Although Keres did not become the world champion, his reputation in the grandmaster world was exceptional. Boris Spassky, who defeated Keres in 1965 in the quarter-final of the candidates’ tournament, wrote: “Paul Petrovich always played at the highest level and controlled the chess Olympus, occasionally rising close to the very top. Almost certainly, he was the best in the world at some point, both in rating and in his chess style.” Botvinnik, who often referred to him as “my friend Paul”, claimed that “as a tournament fighter, Keres was not inferior to anyone on the globe.”

Keres was one of the first all-round players in chess. He could attack brilliantly and defend competently, he possessed great technique and contributed much to chess theory. His findings touched on the Spanish Opening, the Sicilian Defence and the Nimzo-Indian Defence. He also performed thorough analysis of the endgame.

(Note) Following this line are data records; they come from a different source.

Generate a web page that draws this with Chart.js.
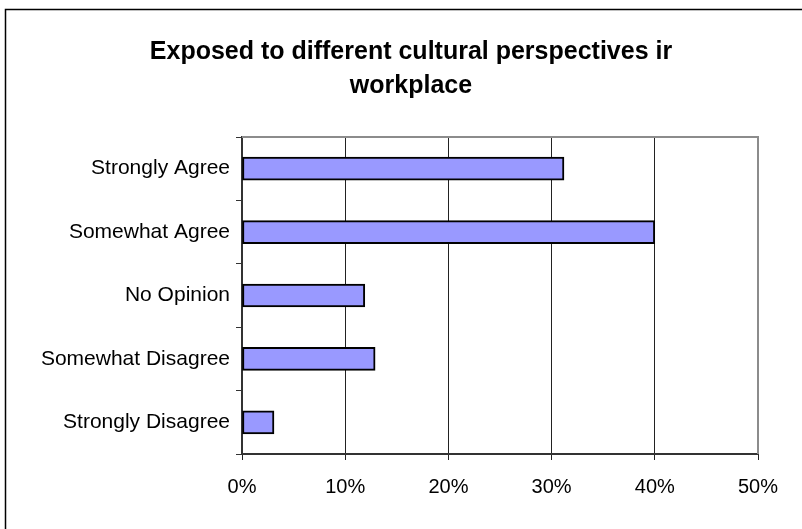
<!DOCTYPE html>
<html>
<head>
<meta charset="utf-8">
<script src="https://cdn.jsdelivr.net/npm/chart.js@4/dist/chart.umd.min.js"></script>
<style>
  html, body { margin: 0; padding: 0; background: #fff; }
  #wrap { width: 802px; height: 529px; }
</style>
</head>
<body>
<div id="wrap"><canvas id="chart" width="802" height="529"></canvas></div>
<script>
const CATEGORIES = ['Strongly Agree', 'Somewhat Agree', 'No Opinion', 'Somewhat Disagree', 'Strongly Disagree'];
const VALUES     = [31.2, 40.0, 11.9, 12.9, 3.1];
const X_TICKS    = [0, 10, 20, 30, 40, 50];
const TITLE      = ['Exposed to different cultural perspectives ir', 'workplace'];

const FONT = "'Liberation Sans', Arial, sans-serif";

// outer frame, title (centred on the whole frame, not the padded box) and grey plot border
const frames = {
    id: 'frames',
    beforeDraw(c) {
        const g = c.ctx;
        g.save();
        g.fillStyle = '#fff';
        g.fillRect(0, 0, c.width, c.height);
        g.strokeStyle = '#000';
        g.lineWidth = 1.5;
        g.strokeRect(5.5, 9.5, 1000, 1000);
        g.fillStyle = '#000';
        g.font = 'bold 25px ' + FONT;
        g.textAlign = 'center';
        g.textBaseline = 'alphabetic';
        TITLE.forEach((t, i) => g.fillText(t, 411, 59 + i * 34));
        g.restore();
    },
    afterDatasetsDraw(c) {
        const { left, right, top, bottom } = c.chartArea;
        const g = c.ctx;
        g.save();
        g.strokeStyle = '#8c8c8c';
        g.lineWidth = 2;
        g.beginPath();
        g.moveTo(left, top);
        g.lineTo(right, top);
        g.lineTo(right, bottom);
        g.stroke();
        g.restore();
    }
};

new Chart(document.getElementById('chart'), {
    type: 'bar',
    data: {
        labels: CATEGORIES,
        datasets: [{
            data: VALUES,
            backgroundColor: '#9999FF',
            borderColor: '#000',
            borderWidth: 2,
            borderSkipped: false,
            barThickness: 23,
        }]
    },
    options: {
        indexAxis: 'y',
        responsive: false,
        animation: false,
        layout: { padding: { left: 0, right: 44, top: 137, bottom: 0 } },
        plugins: {
            legend: { display: false },
            tooltip: { enabled: false },
            title: { display: false }
        },
        scales: {
            x: {
                min: 0, max: 50,
                afterBuildTicks: s => { s.ticks = X_TICKS.map(v => ({ value: v })); },
                afterFit: s => { s.height = 75; },
                ticks: {
                    callback: v => v + '%',
                    color: '#000',
                    font: { family: FONT, size: 20 },
                    padding: 15,
                    maxRotation: 0
                },
                grid: { color: '#222', lineWidth: 1, tickLength: 6 },
                border: { color: '#333', width: 2 }
            },
            y: {
                afterFit: s => { s.width = 242; },
                ticks: {
                    color: '#000',
                    font: { family: FONT, size: 21 },
                    padding: 6
                },
                grid: { offset: true, drawOnChartArea: false, color: '#333', tickLength: 6 },
                border: { color: '#333', width: 2 }
            }
        }
    },
    plugins: [frames]
});
</script>
</body>
</html>
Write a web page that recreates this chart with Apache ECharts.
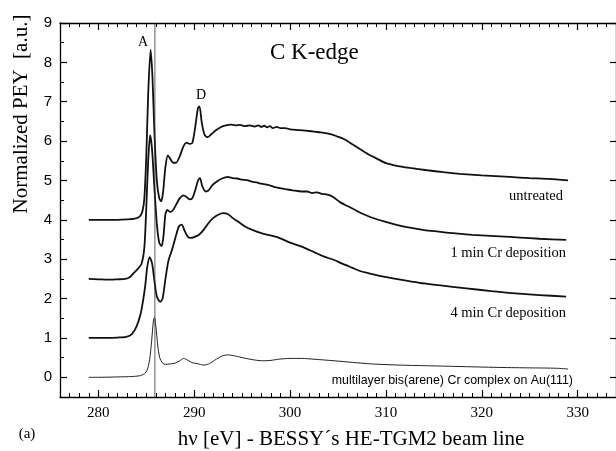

 “Without doubt, Keres was a chess genius, but there were true geniuses before, like McDonnell, Zukertort, Chigorin, Tarrasch and Pillsbury who could only enjoy the role of a brilliant second”, wrote Tartakower in 1938. He turned out to be prophetic. Keres was “always second”, but that did not prevent him from occupying a respectable place in chess history.

Paul Keres died in June 1975 in Helsinki. Botvinnik called his untimely death as the chess world’s greatest loss since the death of Alekhine. In his homeland, Paul Keres became a national hero, whose memory Estonians honour. In Tallinn, tournaments in his name are staged regularly.

Paul Keres is the only chess player in history to be depicted on a national currency - a note for five Estonian kroons. On the hundredth anniversary of his birth, a two-euro coin was produced with his Paul Keres’ portrait.